Source : https://www.editionsladecouverte.fr/des_empires_sous_la_terre-9782348040467
Des empires sous la terre
Histoire écologique et raciale de la sécularisation
Mohamad AMER MEZIANE
On
appelle généralement « sécularisation » le phénomène qui aurait vu les
sociétés occidentales sortir du règne de l’hétéronomie et entrer dans
l’ère de l’histoire et de l’autonomie. Dès lors les humains, guidés par
la Raison, auraient construit un monde libéré des croyances et des
superstitions.
C’est une tout autre histoire que raconte ce livre,
une histoire dans laquelle la proclamation d’un monde sans Dieu est le
fruit d’une « impérialité » hantant l’Europe et ses colonies depuis
l’échec de la réunification de l’Empire chrétien par Charles Quint – un
monde impérial qui s’annonce, dès la fin du XVIIIe siècle, comme le seul
ayant dépassé les religions et ainsi capable de les réconcilier.
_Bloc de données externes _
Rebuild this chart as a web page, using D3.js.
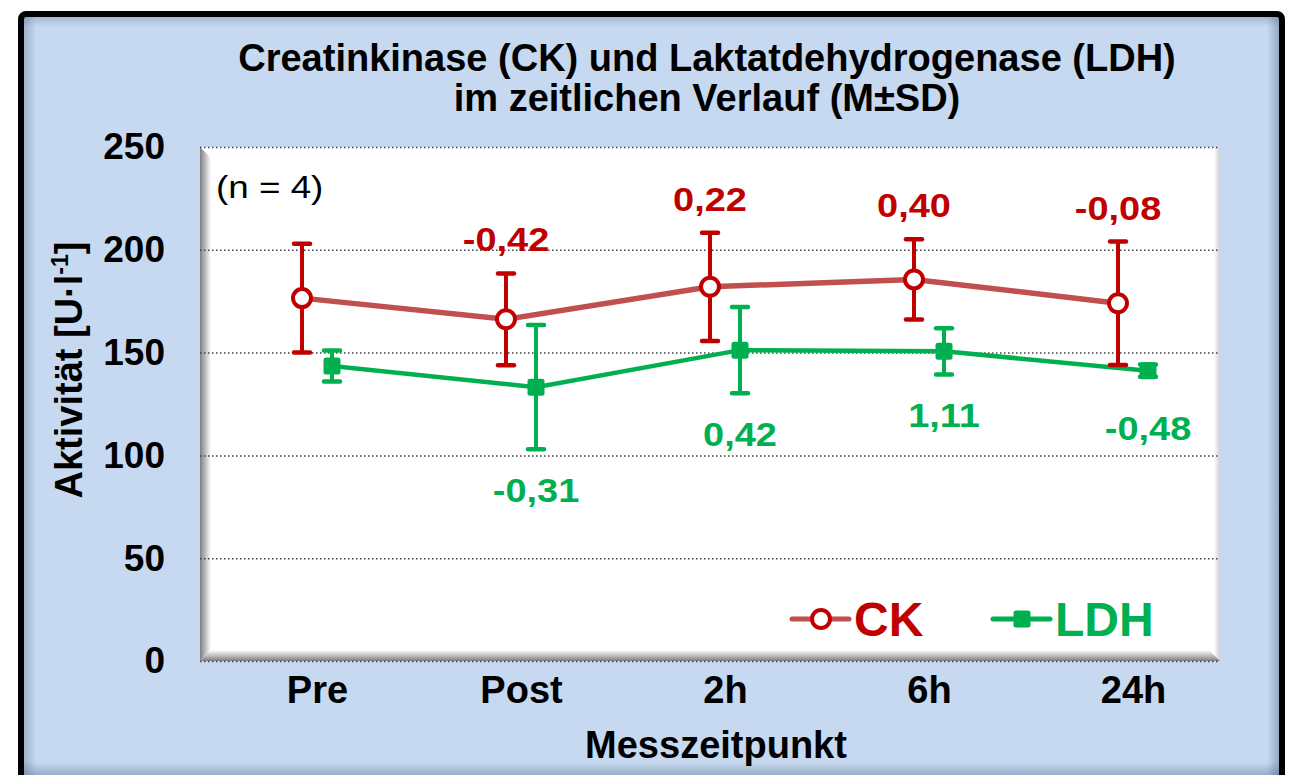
<!DOCTYPE html>
<html>
<head>
<meta charset="utf-8">
<script src="https://cdn.jsdelivr.net/npm/d3@7"></script>
<style>
  body { margin: 0; background: #fff; }
  text { font-family: "Liberation Sans", Arial, sans-serif; }
</style>
</head>
<body>
<script>
// data
var categories = ["Pre", "Post", "2h", "6h", "24h"];
var ckMean = [176.5, 166.2, 182.0, 185.6, 174.0];
var ckSD = [26.5, 22.3, 26.3, 19.5, 30.0];
var ckLabels = ["", "-0,42", "0,22", "0,40", "-0,08"];
var ldhMean = [143.5, 133.2, 151.2, 150.6, 141.2];
var ldhSD = [7.5, 30.2, 21.0, 11.2, 3.0];
var ldhLabels = ["", "-0,31", "0,42", "1,11", "-0,48"];
var yTicks = [0, 50, 100, 150, 200, 250];

var w = 1297, h = 775;
var pLeft = 200, pRight = 1220, pTop = 147, pBottom = 661;

var svg = d3.select("body")
      .append("svg")
      .attr("width", w)
      .attr("height", h);

var defs = svg.append("defs");
function grad(id, x1, y1, x2, y2, stops) {
  var g = defs.append("linearGradient").attr("id", id)
    .attr("x1", x1).attr("y1", y1).attr("x2", x2).attr("y2", y2);
  stops.forEach(function(s) {
    g.append("stop").attr("offset", s[0]).attr("stop-color", s[1]).attr("stop-opacity", s[2]);
  });
}
grad("shL", 0, 0, 1, 0, [[0, "#1f3a60", 0.25], [1, "#1f3a60", 0]]);
grad("shR", 0, 0, 1, 0, [[0, "#1f3a60", 0], [1, "#1f3a60", 0.3]]);
grad("shT", 0, 0, 0, 1, [[0, "#1f3a60", 0.2], [1, "#1f3a60", 0]]);
grad("shB", 0, 0, 0, 1, [[0, "#1f3a60", 0], [1, "#1f3a60", 0.3]]);
grad("bevL", 0, 0, 1, 0, [[0, "#7f7f7f", 1], [1, "#ffffff", 1]]);
grad("bevB", 0, 0, 0, 1, [[0, "#ffffff", 1], [1, "#7f7f7f", 1]]);
grad("bevR", 0, 0, 1, 0, [[0, "#ffffff", 1], [1, "#d0d0d0", 1]]);

// outer chart frame
svg.append("rect")
  .attr("x", 21).attr("y", 14)
  .attr("width", 1261).attr("height", 800)
  .attr("rx", 5)
  .attr("fill", "#c6d9f0");
svg.append("rect").attr("x", 24).attr("y", 17).attr("width", 12).attr("height", 760).attr("fill", "url(#shL)");
svg.append("rect").attr("x", 1267).attr("y", 17).attr("width", 12).attr("height", 760).attr("fill", "url(#shR)");
svg.append("rect").attr("x", 24).attr("y", 17).attr("width", 1255).attr("height", 10).attr("fill", "url(#shT)");
svg.append("rect").attr("x", 24).attr("y", 762).attr("width", 1255).attr("height", 14).attr("fill", "url(#shB)");
svg.append("rect")
  .attr("x", 21).attr("y", 14)
  .attr("width", 1261).attr("height", 800)
  .attr("rx", 5)
  .attr("fill", "none")
  .attr("stroke", "#000")
  .attr("stroke-width", 6);

// title
var title = svg.append("text")
  .attr("text-anchor", "middle")
  .attr("font-weight", "bold")
  .attr("font-size", "38px")
  .attr("fill", "#000");
title.append("tspan").attr("x", 707).attr("y", 71)
  .text("Creatinkinase (CK) und Laktatdehydrogenase (LDH)");
title.append("tspan").attr("x", 707).attr("y", 111)
  .text("im zeitlichen Verlauf (M±SD)");

// scales
var x = d3.scalePoint()
  .domain(categories)
  .range([pLeft + 117, pLeft + 933]);
var y = d3.scaleLinear()
  .domain([0, 250])
  .range([pBottom, pTop]);
var off = 15;

// plot area with bevel
svg.append("rect")
  .attr("x", pLeft).attr("y", pTop)
  .attr("width", pRight - pLeft).attr("height", pBottom - pTop)
  .attr("fill", "#fff");
svg.append("rect").attr("x", pRight - 6).attr("y", pTop).attr("width", 6).attr("height", pBottom - pTop).attr("fill", "url(#bevR)");
svg.append("path")
  .attr("d", "M" + pLeft + "," + pTop + "L" + (pLeft + 11) + "," + (pTop + 11) + "L" + (pLeft + 11) + "," + (pBottom - 11) + "L" + pLeft + "," + pBottom + "Z")
  .attr("fill", "url(#bevL)");
svg.append("path")
  .attr("d", "M" + pLeft + "," + pBottom + "L" + (pLeft + 11) + "," + (pBottom - 11) + "L" + (pRight - 11) + "," + (pBottom - 11) + "L" + pRight + "," + pBottom + "Z")
  .attr("fill", "url(#bevB)");

// gridlines + y ticks
var yAxis = svg.append("g")
  .attr("transform", "translate(" + pLeft + ",0)")
  .call(d3.axisLeft(y).tickValues(yTicks).tickSize(-(pRight - pLeft)).tickPadding(35));
yAxis.select(".domain").remove();
yAxis.selectAll(".tick line")
  .attr("stroke", "#404040")
  .attr("stroke-width", 1.5)
  .attr("stroke-dasharray", "1.5,2.5");
yAxis.selectAll(".tick text")
  .attr("font-family", "'Liberation Sans', Arial, sans-serif")
  .attr("font-size", "37px")
  .attr("font-weight", "bold")
  .attr("fill", "#000");

// x axis labels
var xAxis = svg.append("g")
  .attr("transform", "translate(0," + pBottom + ")")
  .call(d3.axisBottom(x).tickSize(0).tickPadding(15));
xAxis.select(".domain").remove();
xAxis.selectAll(".tick text")
  .attr("font-family", "'Liberation Sans', Arial, sans-serif")
  .attr("font-size", "38px")
  .attr("font-weight", "bold")
  .attr("fill", "#000");

// axis titles
svg.append("text")
  .attr("x", 716).attr("y", 758)
  .attr("text-anchor", "middle")
  .attr("font-weight", "bold")
  .attr("font-size", "38px")
  .text("Messzeitpunkt");
var yt = svg.append("text")
  .attr("transform", "translate(82,370) rotate(-90)")
  .attr("text-anchor", "middle")
  .attr("font-weight", "bold")
  .attr("font-size", "38px");
yt.append("tspan").text("Aktivität [U·l");
yt.append("tspan").attr("dy", -14).attr("font-size", "23px").text("-1");
yt.append("tspan").attr("dy", 14).text("]");

svg.append("text")
  .attr("transform", "translate(216,198) scale(1.15,1)")
  .attr("font-size", "32px")
  .text("(n = 4)");

// lines
var ckLine = d3.line()
  .x(function(d, i) { return x(categories[i]) - off; })
  .y(function(d) { return y(d); });
var ldhLine = d3.line()
  .x(function(d, i) { return x(categories[i]) + off; })
  .y(function(d) { return y(d); });

svg.append("path")
  .attr("d", ldhLine(ldhMean))
  .attr("fill", "none")
  .attr("stroke", "#00b050")
  .attr("stroke-width", 4.5);
svg.append("path")
  .attr("d", ckLine(ckMean))
  .attr("fill", "none")
  .attr("stroke", "#c0504d")
  .attr("stroke-width", 5.5);

function errorBars(mean, sd, dx, color) {
  var g = svg.append("g");
  g.selectAll("line.v")
    .data(mean)
    .enter()
    .append("line")
    .attr("x1", function(d, i) { return x(categories[i]) + dx; })
    .attr("x2", function(d, i) { return x(categories[i]) + dx; })
    .attr("y1", function(d, i) { return y(d + sd[i]); })
    .attr("y2", function(d, i) { return y(d - sd[i]); })
    .attr("stroke", color)
    .attr("stroke-width", 4);
  [1, -1].forEach(function(s) {
    g.selectAll("line.c" + s)
      .data(mean)
      .enter()
      .append("line")
      .attr("x1", function(d, i) { return x(categories[i]) + dx - 8; })
      .attr("x2", function(d, i) { return x(categories[i]) + dx + 8; })
      .attr("y1", function(d, i) { return y(d + s * sd[i]); })
      .attr("y2", function(d, i) { return y(d + s * sd[i]); })
      .attr("stroke", color)
      .attr("stroke-width", 4.5)
      .attr("stroke-linecap", "round");
  });
}
errorBars(ldhMean, ldhSD, off, "#00b050");
errorBars(ckMean, ckSD, -off, "#c00000");

// markers
svg.selectAll(".ldhpt")
  .data(ldhMean)
  .enter()
  .append("rect")
  .attr("x", function(d, i) { return x(categories[i]) + off - 8.5; })
  .attr("y", function(d) { return y(d) - 8.5; })
  .attr("width", 17).attr("height", 17)
  .attr("rx", 2.5)
  .attr("fill", "#00b050");
svg.selectAll(".ckpt")
  .data(ckMean)
  .enter()
  .append("circle")
  .attr("cx", function(d, i) { return x(categories[i]) - off; })
  .attr("cy", function(d) { return y(d); })
  .attr("r", 9)
  .attr("fill", "#fff")
  .attr("stroke", "#c00000")
  .attr("stroke-width", 4);

// value labels (slightly wide, like the original)
svg.selectAll(".cklab")
  .data(ckLabels)
  .enter()
  .append("text")
  .text(function(d) { return d; })
  .attr("text-anchor", "middle")
  .attr("transform", function(d, i) {
    return "translate(" + (x(categories[i]) - off) + "," + (y(ckMean[i] + ckSD[i]) - 22) + ") scale(1.15,1)";
  })
  .attr("font-size", "33px")
  .attr("font-weight", "bold")
  .attr("fill", "#c00000");
svg.selectAll(".ldhlab")
  .data(ldhLabels)
  .enter()
  .append("text")
  .text(function(d) { return d; })
  .attr("text-anchor", "middle")
  .attr("transform", function(d, i) {
    return "translate(" + (x(categories[i]) + off) + "," + (y(ldhMean[i] - Math.max(ldhSD[i], 8)) + 53) + ") scale(1.15,1)";
  })
  .attr("font-size", "33px")
  .attr("font-weight", "bold")
  .attr("fill", "#00b050");

// legend
var legend = [
  {name: "CK", x: 792, line: "#c0504d", color: "#c00000"},
  {name: "LDH", x: 993, line: "#00b050", color: "#00b050"}
];
var lg = svg.selectAll(".leg")
  .data(legend)
  .enter()
  .append("g")
  .attr("transform", function(d) { return "translate(" + d.x + ",619)"; });
lg.append("line")
  .attr("x1", 0).attr("x2", 57)
  .attr("stroke", function(d) { return d.line; })
  .attr("stroke-width", 5)
  .attr("stroke-linecap", "round");
lg.filter(function(d) { return d.name == "CK"; })
  .append("circle")
  .attr("cx", 29).attr("r", 9)
  .attr("fill", "#fff").attr("stroke", "#c00000").attr("stroke-width", 4);
lg.filter(function(d) { return d.name == "LDH"; })
  .append("rect")
  .attr("x", 20.5).attr("y", -8.5).attr("width", 17).attr("height", 17).attr("rx", 2.5)
  .attr("fill", "#00b050");
lg.append("text")
  .attr("x", 62).attr("y", 17)
  .attr("font-size", "48px")
  .attr("font-weight", "bold")
  .attr("fill", function(d) { return d.color; })
  .text(function(d) { return d.name; });
</script>
</body>
</html>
Mais
cette affirmation n’est possible qu’au prix de la racialisation de
l’islam et de sa réduction à un universalisme concurrent,
insécularisable et irrémédiablement « fanatique », ouvrant ainsi la voie
à l’expansion européenne vers l’Afrique et l’Asie.
Outre la
dimension raciale de la sécularisation, ce livre en met au jour une
seconde, écologique celle-là. En l’absence d’un Royaume de l’au-delà, la
Terre devient le seul monde « sacré », et l’exploitation de ses sols et
sous-sols la source unique de la légitimité de l’Empire. Aiguisée par
les rivalités interimpériales (entre la Grande-Bretagne, la France et
l’Allemagne), la ruée sur les biens terrestres s’est peu à peu muée en
destruction de l’écosystème global. Ainsi pouvons-nous faire remonter la
crise climatique à ce surgissement impérial-séculier et qualifier l’ère
qu’il a ouverte de « Sécularocène ». C’est la critique du Ciel qui a
bouleversé la Terre.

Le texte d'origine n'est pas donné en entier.